Here’s a copy of the letter we sent to Straits Times.
We refer to the article Panel Moots Ways to Make Divorce Less Adversarial (The Straits Times, April 17, 2014). It is heartening that one of the key recommendations of the Family Justice Committee is to enhance social support services and integrate them with the family courts system.
However, more should and can be done to preserve marriages and help families thrive.
While we agree that children need to be protected from their parents’ acrimonious legal tussle in a divorce, we have to admit that the act of divorce itself already has negative effects on the innocent children involved. Literature and research show that not only are the repercussions of divorce on children broad and strong, marital problems tend to perpetuate down the family line, with longitudinal data revealing that grandchildren of divorced couples end up with less education, more turbulent marriages and more distant relationships with their parents. In protecting children from the impact of divorce, we need to place the emphasis on prevention and intervention of troubled marriages rather than on improving the efficiency of the divorce process.

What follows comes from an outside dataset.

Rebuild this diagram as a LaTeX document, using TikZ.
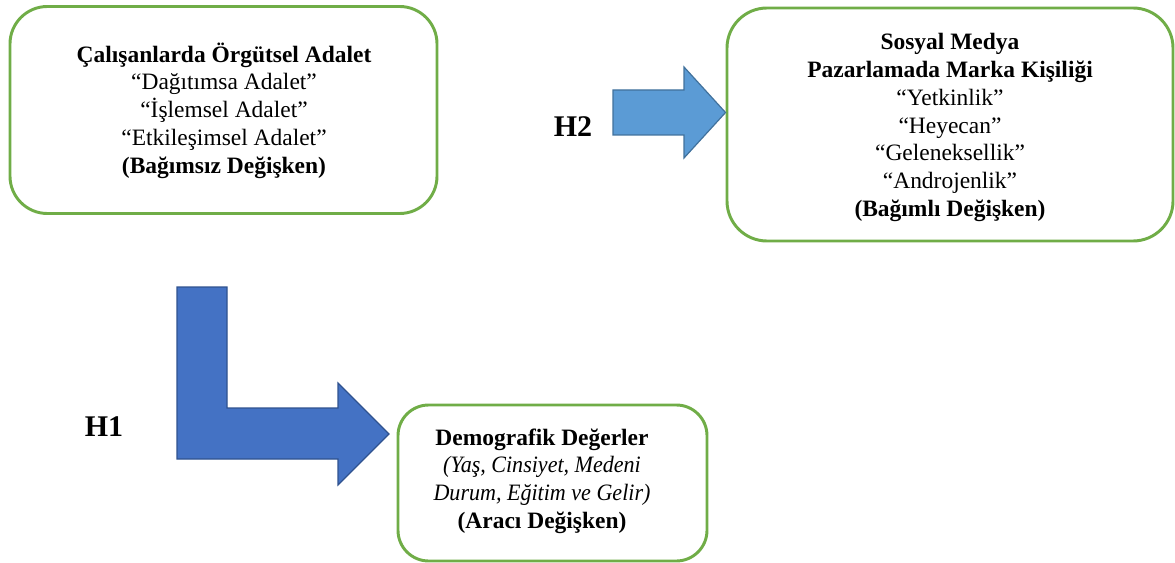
\documentclass[tikz,border=0pt]{standalone}
\usepackage{fontspec}
\usepackage{graphicx}
\setmainfont{Liberation Serif}
\definecolor{boxgreen}{HTML}{70AD47}
\definecolor{lightblue}{HTML}{5B9BD5}
\definecolor{lightblueedge}{HTML}{41719C}
\definecolor{darkblue}{HTML}{4472C4}
\definecolor{darkblueedge}{HTML}{2F528F}
\newcommand{\narrowit}[1]{\scalebox{0.94}[1]{\itshape #1}}
\begin{document}
\begin{tikzpicture}[x=0.75pt,y=-0.75pt,
  varbox/.style={draw=boxgreen, line width=2.2pt, fill=white, rectangle, inner sep=0pt},
  boxtext/.style={align=center, inner sep=0pt, font=\fontsize{17.6}{20.8}\selectfont},
  hlabel/.style={inner sep=0pt, font=\fontsize{22.5}{26}\selectfont\bfseries},
  lightarrow/.style={fill=lightblue, draw=lightblueedge, line width=0.9pt},
  darkarrow/.style={fill=darkblue, draw=darkblueedge, line width=0.9pt}]
\useasboundingbox (0,0) rectangle (1175,563);

% boxes
\node[varbox, rounded corners=28pt, minimum width=320.25pt, minimum height=155.25pt] (b1) at (223.5,110) {};
\node[varbox, rounded corners=30pt, minimum width=334.5pt, minimum height=174.75pt] (b2) at (950,124.5) {};
\node[varbox, rounded corners=23pt, minimum width=231.75pt, minimum height=117pt] (b3) at (552.5,483) {};

% texts
\node[boxtext] (t1) at (224,110.5) {\textbf{Çalışanlarda Örgütsel Adalet}\\“Dağıtımsa Adalet”\\“İşlemsel Adalet”\\“Etkileşimsel Adalet”\\\textbf{(Bağımsız Değişken)}};
\node[boxtext] (t2) at (950,127.5) {\textbf{Sosyal Medya}\\\textbf{Pazarlamada Marka Kişiliği}\\“Yetkinlik”\\“Heyecan”\\“Geleneksellik”\\“Androjenlik”\\\textbf{(Bağımlı Değişken)}};
\node[boxtext] (t3) at (542,481) {\textbf{Demografik Değerler}\\\narrowit{(Yaş, Cinsiyet, Medeni}\\\narrowit{Durum, Eğitim ve Gelir)}\\\textbf{(Aracı Değişken)}};

% block arrows
\draw[lightarrow] (613,90) -- (684,90) -- (684,67) -- (b2.west |- 0,112.5) -- (684,158) -- (684,135) -- (613,135) -- cycle;
\draw[darkarrow] (177,287) -- (227,287) -- (227,408) -- (338,408) -- (338,383) -- (389,434) -- (338,485) -- (338,459) -- (177,459) -- cycle;

% labels
\node[hlabel] (h2) at (573,127) {H2};
\node[hlabel] (h1) at (104,427) {H1};
\end{tikzpicture}
\end{document}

Majority of the counseling cases we see at Focus on the Family are for marital issues. Thankfully, we have had the joy of helping some acrimonious marriages turn around. There is always hope, especially where there is a willingness to change and a commitment to work things through.

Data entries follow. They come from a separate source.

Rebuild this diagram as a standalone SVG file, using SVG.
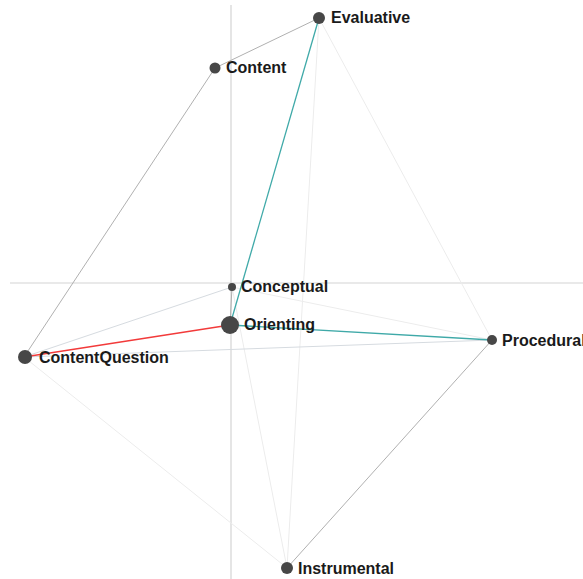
<svg xmlns="http://www.w3.org/2000/svg" width="583" height="579" viewBox="0 0 583 579">
<style>
.axis{stroke:#d4d4d4;stroke-width:1.2;fill:none}
.e{fill:none;stroke-width:1}
.g{stroke:#b0b0b0}
.lg{stroke:#d6dbe0}
.f{stroke:#ececec}
.teal{stroke:#3fa9a8;stroke-width:1.3}
.red{stroke:#f23a3a;stroke-width:1.5}
.n{fill:#474747}
.t{font-family:"Liberation Sans",Arial,sans-serif;font-weight:bold;font-size:16px;fill:#1a1a1a}
</style>
<rect width="583" height="579" fill="#ffffff"/>
<g id="axes">
<line class="axis" x1="231" y1="5" x2="231" y2="579"/>
<line class="axis" x1="10" y1="283" x2="583" y2="283"/>
</g>
<g id="connectors">
<line class="e f" x1="319" y1="18" x2="492" y2="340"/>
<line class="e f" x1="319" y1="18" x2="287" y2="568"/>
<line class="e f" x1="24" y1="357" x2="287" y2="568"/>
<line class="e f" x1="232" y1="287" x2="287" y2="568"/>
<line class="e f" x1="232" y1="287" x2="492" y2="340"/>
<line class="e lg" x1="24" y1="357" x2="492" y2="340"/>
<line class="e lg" x1="24" y1="357" x2="232" y2="287"/>
<line class="e g" x1="232" y1="287" x2="230" y2="325"/>
<line class="e g" x1="215" y1="68" x2="319" y2="18"/>
<line class="e g" x1="215" y1="68" x2="24" y2="357"/>
<line class="e g" x1="492" y1="340" x2="287" y2="568"/>
<line class="e teal" x1="319" y1="18" x2="230" y2="325"/>
<line class="e teal" x1="230" y1="325" x2="492" y2="340"/>
<line class="e red" x1="230" y1="325" x2="24" y2="357"/>
</g>
<g id="Evaluative"><circle class="n" cx="319" cy="18" r="6"/><text class="t" x="331" y="23">Evaluative</text></g>
<g id="Content"><circle class="n" cx="215" cy="68" r="5.5"/><text class="t" x="226" y="73">Content</text></g>
<g id="Conceptual"><circle class="n" cx="232" cy="287" r="4"/><text class="t" x="241" y="292">Conceptual</text></g>
<g id="Orienting"><circle class="n" cx="230" cy="325" r="9"/><text class="t" x="244" y="330">Orienting</text></g>
<g id="ContentQuestion"><circle class="n" cx="25" cy="357" r="7"/><text class="t" x="39" y="363">ContentQuestion</text></g>
<g id="Procedural"><circle class="n" cx="492" cy="340" r="5"/><text class="t" x="502" y="346">Procedural</text></g>
<g id="Instrumental"><circle class="n" cx="287" cy="568" r="6"/><text class="t" x="298" y="574">Instrumental</text></g>
</svg>
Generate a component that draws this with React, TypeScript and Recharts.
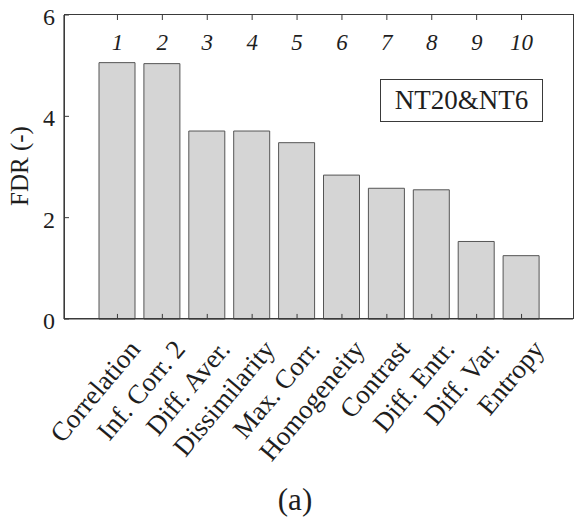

In a number of countries, less than 10% of marital breakdown occurs in high-conflict marriages, where one or both spouses are at risk due to some form of abuse (eg, alcohol, drug, sexual, physical, emotional, mental). This poses the question if the majority of divorces in Singapore are occurring in low-conflict marriages, where counseling and assistance could bring about positive change. If so, we should focus our efforts on offering solutions to help couples heal and reconcile, perhaps even making marriage counseling mandatory prior to starting divorce proceedings.
Time and again, we’ve witnessed the age-old truth that the best gift a parent can give their child is to love their spouse. Let’s continue to emphasize making marriage stronger, and not divorce easier!